On the other end of the spectrum of tradition, local New York idiot and Times sports "writer" Murray Chass wrote a particularly insightful passage in his column on Tuesday regarding the new wave of statistical analysis in baseball. And I quote:

"I recieve a daily e-mail message from Baseball Prospectus, an electronic publication filled with articles and information about statistics that only stats mongers can love.

"To me, VORP epitomized the new-age nonsense. For the longest time I had no idea what VORP meant and didn't care enough to go to any great lengths to find out. I asked some colleagues whose work I respect, and they didn't know what it meant either.

"Finally, not long ago, I came across VORP spelled out. It stands for value over replacement player. How thrilling. How absurd. Value over replacement player. Don't ask me what it means. I don't know.

"I suppose that if stats mongers want to sit at their computers and play with these things all day long, that's their [sic] prerogative. But their attempt to introduce these new-age statistics into the game threatens to undermine most fans' enjoyment of baseball and the human factor therein.

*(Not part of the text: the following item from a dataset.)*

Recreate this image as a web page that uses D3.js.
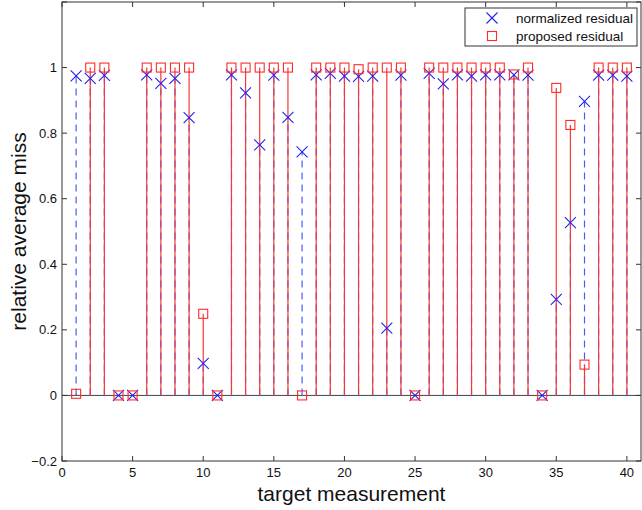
<!DOCTYPE html>
<html><head><meta charset="utf-8">
<script src="https://cdn.jsdelivr.net/npm/d3@7"></script>
<style>body{margin:0;background:#fff}svg{display:block;font-family:"Liberation Sans",Arial,Helvetica,sans-serif}</style>
</head><body><svg id="c" width="642" height="510"></svg>
<script>
const measurements = d3.range(1, 41);
const normalizedResidual = [0.975,0.967,0.976,0,0,0.978,0.952,0.967,0.847,0.098,0,0.978,0.923,0.764,0.977,0.848,0.743,0.978,0.982,0.974,0.973,0.974,0.205,0.977,0,0.982,0.95,0.978,0.974,0.978,0.978,0.978,0.977,0,0.293,0.527,0.897,0.977,0.977,0.974];
const proposedResidual = [0.005,1,1,0,0,1,1,1,1,0.249,0,1,1,1,1,1,0,1,1,1,0.995,1,1,1,0,1,1,1,1,1,1,0.979,1,0,0.938,0.825,0.094,1,1,1];
const xTicks = [0,5,10,15,20,25,30,35,40];
const yTicks = [-0.2,0,0.2,0.4,0.6,0.8,1];
const seriesNames = ["normalized residual","proposed residual"];

const svg = d3.select("#c");
const L=62, R=641, T=2, B=461;
const x = d3.scaleLinear().domain([0,41]).range([L,R]);
const y = d3.scaleLinear().domain([-0.2,1.2]).range([B,T]);
const blue="#2222ee", red="#ff2a2a", axisCol="#333";

// zero baseline
svg.append("line").attr("x1",L).attr("x2",R).attr("y1",y(0)).attr("y2",y(0)).attr("stroke","#444").attr("stroke-width",1);

// blue dashed stems
svg.append("g").selectAll("line").data(measurements).join("line")
  .attr("x1",d=>x(d)).attr("x2",d=>x(d)).attr("y1",y(0)).attr("y2",(d,i)=>y(normalizedResidual[i]))
  .attr("stroke","#4a5ef0").attr("stroke-width",1.2).attr("stroke-dasharray","7,5");
// red solid stems
svg.append("g").selectAll("line").data(measurements).join("line")
  .attr("x1",d=>x(d)).attr("x2",d=>x(d)).attr("y1",y(0)).attr("y2",(d,i)=>y(proposedResidual[i]))
  .attr("stroke","#f03a3a").attr("stroke-width",1.2);

function xMark(g,cx,cy,s){
  g.append("path").attr("d",`M${cx-s},${cy-s}L${cx+s},${cy+s}M${cx-s},${cy+s}L${cx+s},${cy-s}`)
   .attr("stroke",blue).attr("stroke-width",1.1).attr("fill","none");
}
function sqMark(g,cx,cy,s){
  g.append("rect").attr("x",cx-s).attr("y",cy-s).attr("width",2*s).attr("height",2*s)
   .attr("stroke",red).attr("stroke-width",1.1).attr("fill","none");
}
const gm = svg.append("g");
measurements.forEach((d,i)=>xMark(gm,x(d),y(normalizedResidual[i]),5.5));
measurements.forEach((d,i)=>sqMark(gm,x(d),y(proposedResidual[i]),4.5));

// axes box
svg.append("rect").attr("x",L).attr("y",T).attr("width",R-L).attr("height",B-T).attr("fill","none").attr("stroke",axisCol).attr("stroke-width",1);

// ticks (inward) on all sides
const tk=5;
const gt = svg.append("g").attr("stroke",axisCol).attr("stroke-width",1);
xTicks.forEach(v=>{
  gt.append("line").attr("x1",x(v)).attr("x2",x(v)).attr("y1",B).attr("y2",B-tk);
  gt.append("line").attr("x1",x(v)).attr("x2",x(v)).attr("y1",T).attr("y2",T+tk);
});
yTicks.concat([1.2]).forEach(v=>{
  gt.append("line").attr("x1",L).attr("x2",L+tk).attr("y1",y(v)).attr("y2",y(v));
  gt.append("line").attr("x1",R).attr("x2",R-tk).attr("y1",y(v)).attr("y2",y(v));
});
// tick labels
svg.append("g").selectAll("text").data(xTicks).join("text")
  .attr("x",d=>x(d)).attr("y",B+16).attr("text-anchor","middle").attr("font-size",13).attr("fill","#111").text(d=>d);
svg.append("g").selectAll("text").data(yTicks).join("text")
  .attr("x",L-5).attr("y",d=>y(d)+4.5).attr("text-anchor","end").attr("font-size",13).attr("fill","#111")
  .text(d=>(d<0?"\u2212":"")+String(Math.round(Math.abs(d)*10)/10));

// axis titles
svg.append("text").attr("x",(L+R)/2).attr("y",501).attr("text-anchor","middle").attr("font-size",21).attr("fill","#111").text("target measurement");
svg.append("text").attr("transform",`translate(26,${(T+B)/2}) rotate(-90)`).attr("text-anchor","middle").attr("font-size",21).attr("fill","#111").text("relative average miss");

// legend
const lg = svg.append("g");
lg.append("rect").attr("x",465).attr("y",8).attr("width",172).attr("height",38).attr("fill","#fff").attr("stroke",axisCol).attr("stroke-width",1);
xMark(lg,492,18,5.5);
sqMark(lg,492,36,4.5);
lg.selectAll("text").data(seriesNames).join("text")
  .attr("x",516).attr("y",(d,i)=>23+i*18).attr("font-size",13.5).attr("fill","#111").text(d=>d);
</script></body></html>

"People play baseball. Numbers don't."

Just to lay out a quick point of fact, if you google VORP, the second item that comes up is a page titled "Introduction to VORP: Value Over Replacement Player." I understand Murray may not have had time to do such a time-consuming activity, but you would think he would be able to squeeze it into his schedule, seeing as how it is his job to talk about sports.

Can you imagine something like this happening in any other line of work? Imagine if there was a problem that doctors around the world were trying to wrap their minds around, and suddenly in one corner of the industry there was an innovation, a breakthrough. If you cared about the business at all, wouldn't you at least check it out and do the most basic level of research? Sure, VORP is a totally geeky statistic, but it is a fascinating new angle to look at statisics. How could that conceivably undermine anyone's enjoyment of the game? Are geeks going to black out simple numbers for the less developed fans like Murray, replacing his antiquated "batting averages" and "win-loss records" with things like OPS and win shares? Heaven forfend!

This is the kind of surly rant one would come to expect if you brought up the advanced sabermetric statistics to your grandfather, who was a blue-collar fan of the Sox since the days of Pinky Higgins. But writing about sports is Murray Chass' profession. It is his job to know about things like this.

But that's fine. Let Murray remain in the late 1930s in terms of his statistical tools, and he can keep telling his loyal readership that Derek Jeter is an excellent fielder (it can be statistically disproven) or that Johnny Damon is so valuable because of his base-stealing ability (its his plate discipline).

Finally, the last item for the evening is the rumblings surrounding the Baseball Hall of Fame's Veteran's Commitee shutting out all its applicants for another year. Jane Forbes Clark, the chari of the Hall of Fame, said yesterday that these results "may decide...[the process] needs a little bit of a change."

I would argue: Why? Remember, before the Veteran's Commitee gets to even vote on a player, they must have been declined by the Baseball Writers' Association for fifteen years. These are not outstanding players - simply by virtue of surviving on the writer's ballot for fifteen years, they are probably the definition of mediocre or fringe Hall of Famers. And I thought the Hall of Fame was reserved for the Best, not the Yeah, Probably Good Enough, I Guess.

The Veterans Comittee is an oversight commitee. They did a great job several years ago in inducting a bunch of Negro League players who had been ignored by the BBWAA. That is what the committee is for, not for allowing a Ron Santo or a Tony Oliva to sneak into Cooperstown through the back door.

Keep the Hall of Fame elite. There are too many people in there already.